Owl and the Japanese Circus Author: Kristi Charish Series: Owl 1 Publisher: Gallery Books, January 13, 2015 Format: Trade Paperback and eBook, 432 pages List Price: $18.00 (print); $5.99 (digital) ISBN: 9781476794990 (print); 9781476778679 (digital) Review Copy: Provided by The Publisher
Fans of Kim Harrison, Jim Butcher, and Linda Hamilton will flock to the kick-ass world of Owl, a modern-day “Indiana Jane” who reluctantly navigates the hidden supernatural world.
Ex-archaeology grad student turned international antiquities thief, Alix—better known now as Owl—has one rule. No supernatural jobs. Ever. Until she crosses paths with Mr. Kurosawa, a red dragon who owns and runs the Japanese Circus Casino in Las Vegas. He insists Owl retrieve an artifact stolen three thousand years ago, and makes her an offer she can’t refuse: he’ll get rid of a pack of vampires that want her dead. A dragon is about the only entity on the planet that can deliver on Owl’s vampire problem – and let’s face it, dragons are known to eat the odd thief.
Owl retraces the steps of Mr. Kurosawa’s ancient thief from Japan to Bali with the help of her best friend, Nadya, and an attractive mercenary. As it turns out though, finding the scroll is the least of her worries. When she figures out one of Mr. Kurosawa’s trusted advisors is orchestrating a plan to use a weapon powerful enough to wipe out a city, things go to hell in a hand basket fast…and Owl has to pick sides.
While the description portrays Alix/Owl as an “Indiana Jane,” she reminds me more of a reluctant thief than an archaeologist. I love her rule about “no supernatural jobs ever” – it just seems guaranteed to bring her back to the supernatural world. The story starts out with Owl hiding out with her pet Egyptian Mau cat, Captain. I love the detail that Mau cats are bred to fight vampires and sing out whenever they scent one. What a great warning system for someone on the run from vampires!
I appreciated Owl’s best friend, Nadya, and her new friend, Rynn. They both are good foils for Owl, and the reader learns about Owl and what motivates her through interactions with the two of them. She is honest and loyal, and that resonates with her friends. In addition to being an archaeological thief, she also is a master gamer, and she becomes embroiled with an online hacker who feels she does not spend enough time playing computer games.

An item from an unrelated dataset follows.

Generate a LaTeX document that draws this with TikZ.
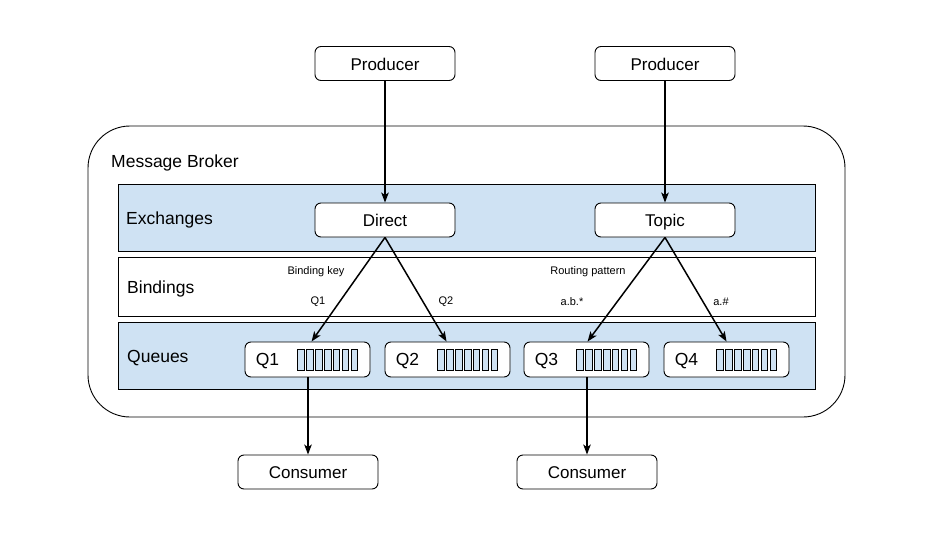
\documentclass[tikz,border=0pt]{standalone}
\usepackage{fontspec}
\setmainfont{Liberation Sans}
\usetikzlibrary{arrows.meta,calc}
\definecolor{bandblue}{RGB}{207,226,243}
\begin{document}
\begin{tikzpicture}[x=1pt,y=-1pt,
  box/.style={draw=black,line width=0.9pt,fill=white,rounded corners=6pt,minimum width=140pt,minimum height=34pt,inner sep=0pt,text height=13.5pt,text depth=0pt,font=\fontsize{17}{19}\selectfont},
  qbox/.style={draw=black,line width=0.9pt,fill=white,rounded corners=6pt,minimum width=125pt,minimum height=35pt,inner sep=0pt},
  band/.style={draw=black,line width=0.8pt},
  bandlabel/.style={anchor=west,font=\fontsize{17.5}{20}\selectfont,inner sep=0pt},
  small/.style={font=\fontsize{11}{13}\selectfont,inner sep=0pt},
  arr/.style={line width=1.5pt,-{Stealth[length=10pt,width=7.5pt,inset=2.5pt]}},
  cell/.style={draw=black,line width=0.7pt,fill=bandblue}
]
\useasboundingbox (0,0) rectangle (932,535);
\fill[white] (0,0) rectangle (932,535);

% outer broker
\draw[line width=0.9pt,rounded corners=42pt] (88,126) rectangle (845,417);
\node[anchor=west,inner sep=0pt,font=\fontsize{17.5}{20}\selectfont] (mb) at (111,162.5) {Message Broker};

% bands
\draw[band,fill=bandblue] (118,184) rectangle (815,251);
\draw[band,fill=white] (118,257) rectangle (815,316);
\draw[band,fill=bandblue] (118,322) rectangle (815,389);
\node[bandlabel] (lex) at (126,220) {Exchanges};
\node[bandlabel] (lbi) at (127,289) {Bindings};
\node[bandlabel] (lqu) at (127,358) {Queues};

% producers and exchanges
\node[box] (p1) at (385,63.5) {Producer};
\node[box] (p2) at (665,63.5) {Producer};
\node[box] (direct) at (385,220) {Direct};
\node[box] (topic) at (665,220) {Topic};

% queues
\foreach \n/\x in {1/307.5,2/447.5,3/586.5,4/726.5}{
  \node[qbox] (q\n) at (\x,359.5) {};
  \node[anchor=center,inner sep=0pt,font=\fontsize{17.5}{20}\selectfont] (ql\n) at ($(q\n.west)+(23,2)$) {Q\n};
  \foreach \k in {0,...,6}{
    \draw[cell] ($(q\n.west)+(53+\k*8.9,-10.5)$) rectangle ++(6.6,21);
  }
}

% consumers
\node[box] (c1) at (308,472) {Consumer};
\node[box] (c2) at (587,472) {Consumer};

% binding labels
\node[small] (bk) at (316,271.5) {Binding key};
\node[small] (bq1) at (318,302) {Q1};
\node[small] (bq2) at (446,302) {Q2};
\node[small] (rp) at (588,271.5) {Routing pattern};
\node[small] (rab) at (572,302) {a.b.*};
\node[small] (rah) at (721,302) {a.\#};

% connectors
\draw[arr] (p1.south) -- (direct.north);
\draw[arr] (p2.south) -- (topic.north);
\draw[arr] (direct.south) -- ($(q1.north west)+(67,0)$);
\draw[arr] (direct.south) -- ($(q2.north west)+(62,0)$);
\draw[arr] (topic.south) -- ($(q3.north west)+(64,0)$);
\draw[arr] (topic.south) -- ($(q4.north west)+(63,0)$);
\draw[arr] (q1.south -| c1.north) -- (c1.north);
\draw[arr] (q3.south -| c2.north) -- (c2.north);
\end{tikzpicture}
\end{document}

It is obvious from the opening chapter that Owl wants absolutely nothing to do with anyone or anything supernatural, and in some ways, this hampers her. However, Mr. Kurosawa really gives her no choice when he makes his offer – find the artifact and never have to deal with vampires again or else be eaten by a dragon. So Owl reluctantly begins to fulfill her job, returning to Japan and reaching out to sources there and around the world to try to find some hint about the location of the artifact. Ultimately, she travels to Bali, and here Kristi Charish’s descriptions really shine.
As an important man, Mr. Kurosawa has two primary servants with whom Owl is supposed to interact, the former samurai, Mr. Oricho, and the Lady Siyu, both of whom are probably supernatural creatures themselves. While the Lady Siyu gets on Owl’s nerves, Mr. Oricho almost becomes a friend to her and is especially helpful in finding the artifact.
There is a twist at the end of the story that I would never have suspected without some understanding of Japanese culture, and even with that knowledge, I was surprised and pleased with the development. I thoroughly enjoyed reading Owl and the Japanese Circus and look forward to more adventures with Owl. My one quibble is this – how Owl acquired her nickname is never explained, and that mystery still bothers me!